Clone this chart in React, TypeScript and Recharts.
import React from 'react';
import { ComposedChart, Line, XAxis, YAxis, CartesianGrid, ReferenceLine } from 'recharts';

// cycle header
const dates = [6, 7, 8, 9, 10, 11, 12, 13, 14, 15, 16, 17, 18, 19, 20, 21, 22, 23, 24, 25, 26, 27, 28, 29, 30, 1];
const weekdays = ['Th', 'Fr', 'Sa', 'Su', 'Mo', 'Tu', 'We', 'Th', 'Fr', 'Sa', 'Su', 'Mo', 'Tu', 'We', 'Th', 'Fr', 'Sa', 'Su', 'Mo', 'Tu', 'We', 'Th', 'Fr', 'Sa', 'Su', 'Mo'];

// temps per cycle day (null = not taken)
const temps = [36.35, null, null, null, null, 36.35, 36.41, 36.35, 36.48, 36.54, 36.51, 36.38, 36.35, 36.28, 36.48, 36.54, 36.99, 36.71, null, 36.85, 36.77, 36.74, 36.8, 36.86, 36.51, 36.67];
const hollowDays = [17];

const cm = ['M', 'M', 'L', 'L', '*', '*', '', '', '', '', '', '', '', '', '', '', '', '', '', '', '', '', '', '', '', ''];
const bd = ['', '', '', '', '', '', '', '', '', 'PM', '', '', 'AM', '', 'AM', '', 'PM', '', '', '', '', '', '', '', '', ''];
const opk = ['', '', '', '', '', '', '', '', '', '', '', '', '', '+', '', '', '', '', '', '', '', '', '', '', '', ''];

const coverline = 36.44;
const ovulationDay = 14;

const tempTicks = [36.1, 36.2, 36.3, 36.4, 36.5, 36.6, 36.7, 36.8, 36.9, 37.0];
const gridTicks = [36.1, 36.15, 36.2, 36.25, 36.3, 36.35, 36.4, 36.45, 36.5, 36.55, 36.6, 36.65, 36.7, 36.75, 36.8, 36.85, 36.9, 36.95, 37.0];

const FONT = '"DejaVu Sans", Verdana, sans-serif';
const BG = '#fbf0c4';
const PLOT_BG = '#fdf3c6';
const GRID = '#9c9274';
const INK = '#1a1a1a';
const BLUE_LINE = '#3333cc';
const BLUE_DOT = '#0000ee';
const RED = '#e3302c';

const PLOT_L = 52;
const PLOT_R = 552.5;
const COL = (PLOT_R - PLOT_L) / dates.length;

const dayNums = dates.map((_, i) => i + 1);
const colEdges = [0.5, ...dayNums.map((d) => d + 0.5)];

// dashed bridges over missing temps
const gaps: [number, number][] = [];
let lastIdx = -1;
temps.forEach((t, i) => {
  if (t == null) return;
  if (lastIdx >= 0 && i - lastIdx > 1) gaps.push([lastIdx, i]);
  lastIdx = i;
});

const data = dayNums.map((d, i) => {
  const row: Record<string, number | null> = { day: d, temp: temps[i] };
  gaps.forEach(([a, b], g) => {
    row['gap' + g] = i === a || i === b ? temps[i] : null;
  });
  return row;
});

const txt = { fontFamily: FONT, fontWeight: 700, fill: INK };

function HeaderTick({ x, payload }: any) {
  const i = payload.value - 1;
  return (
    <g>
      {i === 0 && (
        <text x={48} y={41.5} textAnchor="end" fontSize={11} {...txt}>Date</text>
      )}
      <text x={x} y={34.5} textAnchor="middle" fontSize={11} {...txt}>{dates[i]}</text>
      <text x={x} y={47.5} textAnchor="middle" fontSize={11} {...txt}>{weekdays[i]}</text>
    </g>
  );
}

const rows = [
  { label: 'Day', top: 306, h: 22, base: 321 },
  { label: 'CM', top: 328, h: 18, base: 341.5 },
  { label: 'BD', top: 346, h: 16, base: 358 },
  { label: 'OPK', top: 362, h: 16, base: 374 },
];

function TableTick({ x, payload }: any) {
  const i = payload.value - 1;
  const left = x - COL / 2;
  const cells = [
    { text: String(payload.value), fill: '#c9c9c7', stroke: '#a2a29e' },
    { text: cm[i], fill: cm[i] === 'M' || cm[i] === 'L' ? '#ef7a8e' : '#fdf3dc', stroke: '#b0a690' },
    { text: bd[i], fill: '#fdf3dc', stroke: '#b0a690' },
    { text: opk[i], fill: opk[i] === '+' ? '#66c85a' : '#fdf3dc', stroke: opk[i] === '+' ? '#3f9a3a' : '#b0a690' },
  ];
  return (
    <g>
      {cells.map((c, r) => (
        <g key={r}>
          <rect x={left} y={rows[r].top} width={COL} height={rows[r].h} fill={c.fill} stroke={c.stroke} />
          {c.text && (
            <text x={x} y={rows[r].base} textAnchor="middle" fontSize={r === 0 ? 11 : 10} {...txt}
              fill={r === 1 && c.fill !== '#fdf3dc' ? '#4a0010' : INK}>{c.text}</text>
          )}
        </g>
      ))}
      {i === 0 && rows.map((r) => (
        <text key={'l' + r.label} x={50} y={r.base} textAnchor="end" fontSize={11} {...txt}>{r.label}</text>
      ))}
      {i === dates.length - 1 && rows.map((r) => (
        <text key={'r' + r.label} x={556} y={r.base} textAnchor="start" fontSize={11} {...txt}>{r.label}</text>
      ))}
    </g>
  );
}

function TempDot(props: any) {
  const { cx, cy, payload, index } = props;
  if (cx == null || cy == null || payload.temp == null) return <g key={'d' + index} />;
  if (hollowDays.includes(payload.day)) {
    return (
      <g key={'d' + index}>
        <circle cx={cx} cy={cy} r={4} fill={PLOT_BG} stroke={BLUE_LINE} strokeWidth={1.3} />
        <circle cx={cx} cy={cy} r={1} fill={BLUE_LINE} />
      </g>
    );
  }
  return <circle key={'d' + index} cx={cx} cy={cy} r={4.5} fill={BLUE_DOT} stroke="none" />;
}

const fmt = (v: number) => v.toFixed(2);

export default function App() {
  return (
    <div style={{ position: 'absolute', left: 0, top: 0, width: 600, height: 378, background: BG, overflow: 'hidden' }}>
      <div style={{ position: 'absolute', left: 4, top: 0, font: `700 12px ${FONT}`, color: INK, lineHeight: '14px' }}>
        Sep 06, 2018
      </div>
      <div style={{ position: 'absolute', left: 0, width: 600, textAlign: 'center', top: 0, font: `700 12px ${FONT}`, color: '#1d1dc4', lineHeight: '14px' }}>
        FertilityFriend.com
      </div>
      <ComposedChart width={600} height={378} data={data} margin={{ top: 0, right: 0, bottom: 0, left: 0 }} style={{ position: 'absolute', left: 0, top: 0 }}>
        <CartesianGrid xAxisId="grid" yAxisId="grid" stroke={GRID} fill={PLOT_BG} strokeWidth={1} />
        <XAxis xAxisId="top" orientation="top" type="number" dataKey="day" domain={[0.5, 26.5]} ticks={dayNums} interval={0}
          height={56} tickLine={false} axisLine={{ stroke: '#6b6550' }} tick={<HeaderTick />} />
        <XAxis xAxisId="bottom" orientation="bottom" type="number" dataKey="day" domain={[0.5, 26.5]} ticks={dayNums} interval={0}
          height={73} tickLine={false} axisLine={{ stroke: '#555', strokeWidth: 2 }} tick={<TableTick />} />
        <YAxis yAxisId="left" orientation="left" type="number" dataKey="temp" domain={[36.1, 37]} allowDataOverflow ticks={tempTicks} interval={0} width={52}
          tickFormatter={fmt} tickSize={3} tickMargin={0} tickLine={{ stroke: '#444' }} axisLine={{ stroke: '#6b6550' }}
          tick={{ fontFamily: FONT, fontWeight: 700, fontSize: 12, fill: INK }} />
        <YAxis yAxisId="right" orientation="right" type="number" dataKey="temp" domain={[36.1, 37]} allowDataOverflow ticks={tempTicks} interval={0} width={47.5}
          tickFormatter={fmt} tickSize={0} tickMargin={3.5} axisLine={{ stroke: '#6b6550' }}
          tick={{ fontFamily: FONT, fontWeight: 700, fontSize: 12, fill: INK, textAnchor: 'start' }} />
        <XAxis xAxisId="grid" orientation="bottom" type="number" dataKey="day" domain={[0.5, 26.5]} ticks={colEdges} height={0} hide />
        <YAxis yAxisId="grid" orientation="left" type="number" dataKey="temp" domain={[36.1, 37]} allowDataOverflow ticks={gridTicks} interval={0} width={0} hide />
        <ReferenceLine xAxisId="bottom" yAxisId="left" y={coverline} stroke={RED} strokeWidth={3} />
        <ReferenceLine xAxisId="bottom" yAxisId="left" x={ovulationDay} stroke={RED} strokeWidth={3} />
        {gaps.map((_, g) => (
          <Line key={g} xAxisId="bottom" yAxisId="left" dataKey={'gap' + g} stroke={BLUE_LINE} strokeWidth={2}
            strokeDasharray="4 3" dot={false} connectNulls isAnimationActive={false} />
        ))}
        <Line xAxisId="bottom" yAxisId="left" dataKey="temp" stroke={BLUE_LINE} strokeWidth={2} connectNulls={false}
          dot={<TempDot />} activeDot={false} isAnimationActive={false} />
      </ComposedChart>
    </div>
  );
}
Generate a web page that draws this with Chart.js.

What needs to be done
Exactly repeat the lines above, from the opening line through the one with "const ovulationDay = 14;", and include nothing else.

Output of the task
Clone this chart in React, TypeScript and Recharts.
import React from 'react';
import { ComposedChart, Line, XAxis, YAxis, CartesianGrid, ReferenceLine } from 'recharts';

// cycle header
const dates = [6, 7, 8, 9, 10, 11, 12, 13, 14, 15, 16, 17, 18, 19, 20, 21, 22, 23, 24, 25, 26, 27, 28, 29, 30, 1];
const weekdays = ['Th', 'Fr', 'Sa', 'Su', 'Mo', 'Tu', 'We', 'Th', 'Fr', 'Sa', 'Su', 'Mo', 'Tu', 'We', 'Th', 'Fr', 'Sa', 'Su', 'Mo', 'Tu', 'We', 'Th', 'Fr', 'Sa', 'Su', 'Mo'];

// temps per cycle day (null = not taken)
const temps = [36.35, null, null, null, null, 36.35, 36.41, 36.35, 36.48, 36.54, 36.51, 36.38, 36.35, 36.28, 36.48, 36.54, 36.99, 36.71, null, 36.85, 36.77, 36.74, 36.8, 36.86, 36.51, 36.67];
const hollowDays = [17];

const cm = ['M', 'M', 'L', 'L', '*', '*', '', '', '', '', '', '', '', '', '', '', '', '', '', '', '', '', '', '', '', ''];
const bd = ['', '', '', '', '', '', '', '', '', 'PM', '', '', 'AM', '', 'AM', '', 'PM', '', '', '', '', '', '', '', '', ''];
const opk = ['', '', '', '', '', '', '', '', '', '', '', '', '', '+', '', '', '', '', '', '', '', '', '', '', '', ''];

const coverline = 36.44;
const ovulationDay = 14;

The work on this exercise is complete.